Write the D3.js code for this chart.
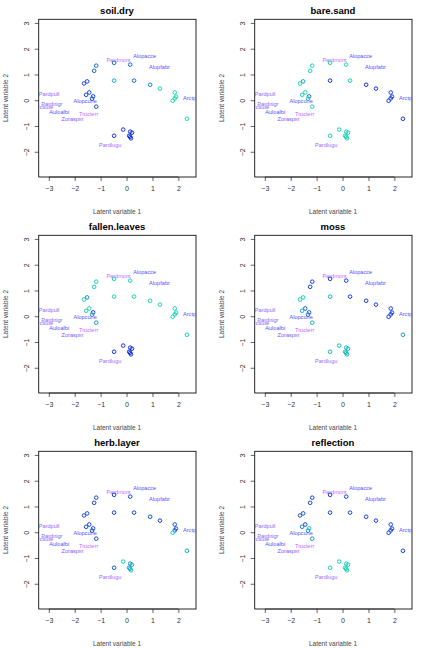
<!DOCTYPE html>
<html>
<head>
<meta charset="utf-8">
<script src="https://cdn.jsdelivr.net/npm/d3@7"></script>
<style>
  body { margin: 0; background: #fff; }
  text { font-family: 'Liberation Sans', Arial, sans-serif; }
</style>
</head>
<body>
<svg id="container" width="432" height="648"></svg>
<script>
const svg = d3.select('#container')

const panels = ['soil.dry', 'bare.sand', 'fallen.leaves', 'moss', 'herb.layer', 'reflection']

// site scores (latent variables)
const lv1 = [-1.17, -1.25, -0.48, 0.14, -0.48, 0.29, 0.91, 1.29, 1.86, 1.91, 1.86, 1.78, 2.33,
  -1.64, -1.52, -1.44, -1.56, -1.29, -1.33, -1.17, -0.13, -0.48, 0.14, 0.21, 0.1, 0.17, 0.14]
const lv2 = [1.36, 1.16, 1.47, 1.4, 0.78, 0.78, 0.62, 0.47, 0.32, 0.16, 0.09, 0.0, -0.7,
  0.67, 0.75, 0.32, 0.23, 0.17, 0.08, -0.23, -1.12, -1.36, -1.2, -1.24, -1.36, -1.46, -1.4]

// relative covariate value per site (0 = low/blue, 1 = high/green)
const covValues = [
  [0.3, 0.3, 0.3, 0.3, 0.6, 0.3, 0.4, 0.9, 0.9, 0.9, 0.9, 0.9, 0.95, 0.15, 0.15, 0.15, 0.15, 0.15, 0.15, 0.15, 0.05, 0.05, 0.05, 0.05, 0.05, 0.05, 0.05],
  [0.9, 0.9, 0.9, 0.9, 0.05, 0.8, 0.05, 0.05, 0.1, 0.1, 0.1, 0.1, 0.05, 0.85, 0.5, 0.85, 0.85, 0.3, 0.8, 0.9, 0.85, 0.85, 0.85, 0.85, 0.85, 0.85, 0.85],
  [0.85, 0.85, 0.85, 0.85, 0.85, 0.85, 0.85, 0.85, 0.85, 0.85, 0.85, 0.85, 0.85, 0.85, 0.45, 0.85, 0.85, 0.1, 0.6, 0.5, 0.05, 0.05, 0.05, 0.05, 0.05, 0.05, 0.05],
  [0.1, 0.1, 0.1, 0.1, 0.6, 0.1, 0.1, 0.1, 0.1, 0.1, 0.1, 0.1, 0.5, 0.8, 0.8, 0.2, 0.7, 0.3, 0.3, 0.7, 0.7, 0.7, 0.7, 0.7, 0.7, 0.7, 0.7],
  [0.15, 0.15, 0.1, 0.15, 0.1, 0.15, 0.2, 0.1, 0.15, 0.2, 0.2, 0.8, 0.6, 0.15, 0.2, 0.1, 0.15, 0.2, 0.15, 0.15, 0.85, 0.2, 0.4, 0.6, 0.5, 0.8, 0.6],
  [0.1, 0.15, 0.1, 0.15, 0.1, 0.15, 0.15, 0.1, 0.15, 0.1, 0.15, 0.15, 0.1, 0.2, 0.2, 0.1, 0.4, 0.8, 0.5, 0.45, 0.85, 0.85, 0.85, 0.85, 0.85, 0.85, 0.85]
]

// species scores
const species = ['Pardpull', 'Pardnigr', 'Arctlute', 'Auloalbi', 'Zoraspin', 'Alopcune', 'Trocterr', 'Pardmont', 'Alopacce', 'Alopfabr', 'Arctperi', 'Pardlugu']
const sp1 = [-2.99, -2.88, -3.2, -2.6, -2.09, -1.6, -1.46, -0.31, 0.7, 1.27, 2.55, -0.63]
const sp2 = [0.27, -0.12, -0.23, -0.43, -0.7, -0.01, -0.5, 1.59, 1.74, 1.32, 0.12, -1.71]
const spColor = ['#9064ff', '#8060ff', '#8060ff', '#5a4cff', '#7a56ff', '#5a4cff', '#b86cff', '#b86cff', '#5a4cff', '#5a4cff', '#5a4cff', '#9a6aff']

const xTicks = [-3, -2, -1, 0, 1, 2]
const yTicks = [-2, -1, 0, 1, 2, 3]

const colorScale = d3.scaleLinear().domain([0, 0.5, 1]).range(['#0010e0', '#0090c0', '#00eaa0'])

const pw = 216, ph = 216
const x = d3.scaleLinear().domain([-3.39, 2.68]).range([38.7, 196])
const y = d3.scaleLinear().domain([-2.96, 3.16]).range([177, 19.3])

panels.forEach((name, p) => {
  const g = svg.append('g')
    .attr('transform', `translate(${(p % 2) * pw}, ${Math.floor(p / 2) * ph})`)

  g.append('clipPath').attr('id', 'clip' + p)
    .append('rect')
    .attr('x', x.range()[0]).attr('y', y.range()[1])
    .attr('width', x.range()[1] - x.range()[0]).attr('height', y.range()[0] - y.range()[1])

  g.append('text').attr('x', 117).attr('y', 14).attr('text-anchor', 'middle')
    .attr('font-size', 9.5).attr('font-weight', 'bold').text(name)

  const xAxis = d3.axisBottom(x).tickValues(xTicks).tickSize(4).tickPadding(5).tickFormat(d3.format('d'))
  const xg = g.append('g').attr('transform', `translate(0, ${y.range()[0]})`).call(xAxis)
  const yAxis = d3.axisLeft(y).tickValues(yTicks).tickSize(4).tickPadding(5).tickFormat(d3.format('d'))
  const yg = g.append('g').attr('transform', `translate(${x.range()[0]}, 0)`).call(yAxis)
  ;[xg, yg].forEach((a) => {
    a.select('.domain').remove()
    a.selectAll('line').attr('stroke', '#222').attr('stroke-width', 0.7)
    a.selectAll('text').attr('font-size', 7).attr('fill', '#333').attr('font-family', "'Liberation Sans', Arial, sans-serif")
  })
  // rotate y tick labels like R's default
  yg.selectAll('.tick').attr('transform', 'translate(0,0)')
  yg.selectAll('.tick line').attr('y1', (d) => y(d)).attr('y2', (d) => y(d))
  yg.selectAll('text').attr('text-anchor', 'middle').attr('dy', 0).attr('x', 0).attr('y', 0)
    .attr('transform', (d) => `translate(-10, ${y(d)}) rotate(-90)`)
  g.append('line').attr('x1', x(-3)).attr('x2', x(2)).attr('y1', y.range()[0]).attr('y2', y.range()[0])
    .attr('stroke', '#222').attr('stroke-width', 0.7)

  g.append('rect')
    .attr('x', x.range()[0]).attr('y', y.range()[1])
    .attr('width', x.range()[1] - x.range()[0]).attr('height', y.range()[0] - y.range()[1])
    .attr('fill', 'none').attr('stroke', '#111').attr('stroke-width', 0.9)

  g.append('text').attr('x', 117).attr('y', 214).attr('text-anchor', 'middle')
    .attr('font-size', 6.5).attr('fill', '#444').text('Latent variable 1')
  g.append('text').attr('transform', 'translate(8, 98) rotate(-90)').attr('text-anchor', 'middle')
    .attr('font-size', 6.5).attr('fill', '#444').text('Latent variable 2')

  const inner = g.append('g').attr('clip-path', `url(#clip${p})`)

  inner.selectAll('text.sp').data(species).enter().append('text')
    .attr('class', 'sp')
    .attr('x', (d, i) => x(sp1[i])).attr('y', (d, i) => y(sp2[i]) + 2)
    .attr('text-anchor', 'middle').attr('font-size', 5.6)
    .attr('fill', (d, i) => spColor[i]).text((d) => d)

  inner.selectAll('circle').data(lv1).enter().append('circle')
    .attr('cx', (d) => x(d)).attr('cy', (d, i) => y(lv2[i])).attr('r', 1.8)
    .attr('fill', 'none').attr('stroke-width', 0.9)
    .attr('stroke', (d, i) => colorScale(covValues[p][i]))
})
</script>
</body>
</html>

_The task_
From the data above, write out everything exactly except the pictures.

_Written solution_
Write the D3.js code for this chart.
<!DOCTYPE html>
<html>
<head>
<meta charset="utf-8">
<script src="https://cdn.jsdelivr.net/npm/d3@7"></script>
<style>
  body { margin: 0; background: #fff; }
  text { font-family: 'Liberation Sans', Arial, sans-serif; }
</style>
</head>
<body>
<svg id="container" width="432" height="648"></svg>
<script>
const svg = d3.select('#container')

const panels = ['soil.dry', 'bare.sand', 'fallen.leaves', 'moss', 'herb.layer', 'reflection']

// site scores (latent variables)
const lv1 = [-1.17, -1.25, -0.48, 0.14, -0.48, 0.29, 0.91, 1.29, 1.86, 1.91, 1.86, 1.78, 2.33,
  -1.64, -1.52, -1.44, -1.56, -1.29, -1.33, -1.17, -0.13, -0.48, 0.14, 0.21, 0.1, 0.17, 0.14]
const lv2 = [1.36, 1.16, 1.47, 1.4, 0.78, 0.78, 0.62, 0.47, 0.32, 0.16, 0.09, 0.0, -0.7,
  0.67, 0.75, 0.32, 0.23, 0.17, 0.08, -0.23, -1.12, -1.36, -1.2, -1.24, -1.36, -1.46, -1.4]

// relative covariate value per site (0 = low/blue, 1 = high/green)
const covValues = [
  [0.3, 0.3, 0.3, 0.3, 0.6, 0.3, 0.4, 0.9, 0.9, 0.9, 0.9, 0.9, 0.95, 0.15, 0.15, 0.15, 0.15, 0.15, 0.15, 0.15, 0.05, 0.05, 0.05, 0.05, 0.05, 0.05, 0.05],
  [0.9, 0.9, 0.9, 0.9, 0.05, 0.8, 0.05, 0.05, 0.1, 0.1, 0.1, 0.1, 0.05, 0.85, 0.5, 0.85, 0.85, 0.3, 0.8, 0.9, 0.85, 0.85, 0.85, 0.85, 0.85, 0.85, 0.85],
  [0.85, 0.85, 0.85, 0.85, 0.85, 0.85, 0.85, 0.85, 0.85, 0.85, 0.85, 0.85, 0.85, 0.85, 0.45, 0.85, 0.85, 0.1, 0.6, 0.5, 0.05, 0.05, 0.05, 0.05, 0.05, 0.05, 0.05],
  [0.1, 0.1, 0.1, 0.1, 0.6, 0.1, 0.1, 0.1, 0.1, 0.1, 0.1, 0.1, 0.5, 0.8, 0.8, 0.2, 0.7, 0.3, 0.3, 0.7, 0.7, 0.7, 0.7, 0.7, 0.7, 0.7, 0.7],
  [0.15, 0.15, 0.1, 0.15, 0.1, 0.15, 0.2, 0.1, 0.15, 0.2, 0.2, 0.8, 0.6, 0.15, 0.2, 0.1, 0.15, 0.2, 0.15, 0.15, 0.85, 0.2, 0.4, 0.6, 0.5, 0.8, 0.6],
  [0.1, 0.15, 0.1, 0.15, 0.1, 0.15, 0.15, 0.1, 0.15, 0.1, 0.15, 0.15, 0.1, 0.2, 0.2, 0.1, 0.4, 0.8, 0.5, 0.45, 0.85, 0.85, 0.85, 0.85, 0.85, 0.85, 0.85]
]

// species scores
const species = ['Pardpull', 'Pardnigr', 'Arctlute', 'Auloalbi', 'Zoraspin', 'Alopcune', 'Trocterr', 'Pardmont', 'Alopacce', 'Alopfabr', 'Arctperi', 'Pardlugu']
const sp1 = [-2.99, -2.88, -3.2, -2.6, -2.09, -1.6, -1.46, -0.31, 0.7, 1.27, 2.55, -0.63]
const sp2 = [0.27, -0.12, -0.23, -0.43, -0.7, -0.01, -0.5, 1.59, 1.74, 1.32, 0.12, -1.71]
const spColor = ['#9064ff', '#8060ff', '#8060ff', '#5a4cff', '#7a56ff', '#5a4cff', '#b86cff', '#b86cff', '#5a4cff', '#5a4cff', '#5a4cff', '#9a6aff']

const xTicks = [-3, -2, -1, 0, 1, 2]
const yTicks = [-2, -1, 0, 1, 2, 3]

const colorScale = d3.scaleLinear().domain([0, 0.5, 1]).range(['#0010e0', '#0090c0', '#00eaa0'])

const pw = 216, ph = 216
const x = d3.scaleLinear().domain([-3.39, 2.68]).range([38.7, 196])
const y = d3.scaleLinear().domain([-2.96, 3.16]).range([177, 19.3])

panels.forEach((name, p) => {
  const g = svg.append('g')
    .attr('transform', `translate(${(p % 2) * pw}, ${Math.floor(p / 2) * ph})`)

  g.append('clipPath').attr('id', 'clip' + p)
    .append('rect')
    .attr('x', x.range()[0]).attr('y', y.range()[1])
    .attr('width', x.range()[1] - x.range()[0]).attr('height', y.range()[0] - y.range()[1])

  g.append('text').attr('x', 117).attr('y', 14).attr('text-anchor', 'middle')
    .attr('font-size', 9.5).attr('font-weight', 'bold').text(name)

  const xAxis = d3.axisBottom(x).tickValues(xTicks).tickSize(4).tickPadding(5).tickFormat(d3.format('d'))
  const xg = g.append('g').attr('transform', `translate(0, ${y.range()[0]})`).call(xAxis)
  const yAxis = d3.axisLeft(y).tickValues(yTicks).tickSize(4).tickPadding(5).tickFormat(d3.format('d'))
  const yg = g.append('g').attr('transform', `translate(${x.range()[0]}, 0)`).call(yAxis)
  ;[xg, yg].forEach((a) => {
    a.select('.domain').remove()
    a.selectAll('line').attr('stroke', '#222').attr('stroke-width', 0.7)
    a.selectAll('text').attr('font-size', 7).attr('fill', '#333').attr('font-family', "'Liberation Sans', Arial, sans-serif")
  })
  // rotate y tick labels like R's default
  yg.selectAll('.tick').attr('transform', 'translate(0,0)')
  yg.selectAll('.tick line').attr('y1', (d) => y(d)).attr('y2', (d) => y(d))
  yg.selectAll('text').attr('text-anchor', 'middle').attr('dy', 0).attr('x', 0).attr('y', 0)
    .attr('transform', (d) => `translate(-10, ${y(d)}) rotate(-90)`)
  g.append('line').attr('x1', x(-3)).attr('x2', x(2)).attr('y1', y.range()[0]).attr('y2', y.range()[0])
    .attr('stroke', '#222').attr('stroke-width', 0.7)

  g.append('rect')
    .attr('x', x.range()[0]).attr('y', y.range()[1])
    .attr('width', x.range()[1] - x.range()[0]).attr('height', y.range()[0] - y.range()[1])
    .attr('fill', 'none').attr('stroke', '#111').attr('stroke-width', 0.9)

  g.append('text').attr('x', 117).attr('y', 214).attr('text-anchor', 'middle')
    .attr('font-size', 6.5).attr('fill', '#444').text('Latent variable 1')
  g.append('text').attr('transform', 'translate(8, 98) rotate(-90)').attr('text-anchor', 'middle')
    .attr('font-size', 6.5).attr('fill', '#444').text('Latent variable 2')

  const inner = g.append('g').attr('clip-path', `url(#clip${p})`)

  inner.selectAll('text.sp').data(species).enter().append('text')
    .attr('class', 'sp')
    .attr('x', (d, i) => x(sp1[i])).attr('y', (d, i) => y(sp2[i]) + 2)
    .attr('text-anchor', 'middle').attr('font-size', 5.6)
    .attr('fill', (d, i) => spColor[i]).text((d) => d)

  inner.selectAll('circle').data(lv1).enter().append('circle')
    .attr('cx', (d) => x(d)).attr('cy', (d, i) => y(lv2[i])).attr('r', 1.8)
    .attr('fill', 'none').attr('stroke-width', 0.9)
    .attr('stroke', (d, i) => colorScale(covValues[p][i]))
})
</script>
</body>
</html>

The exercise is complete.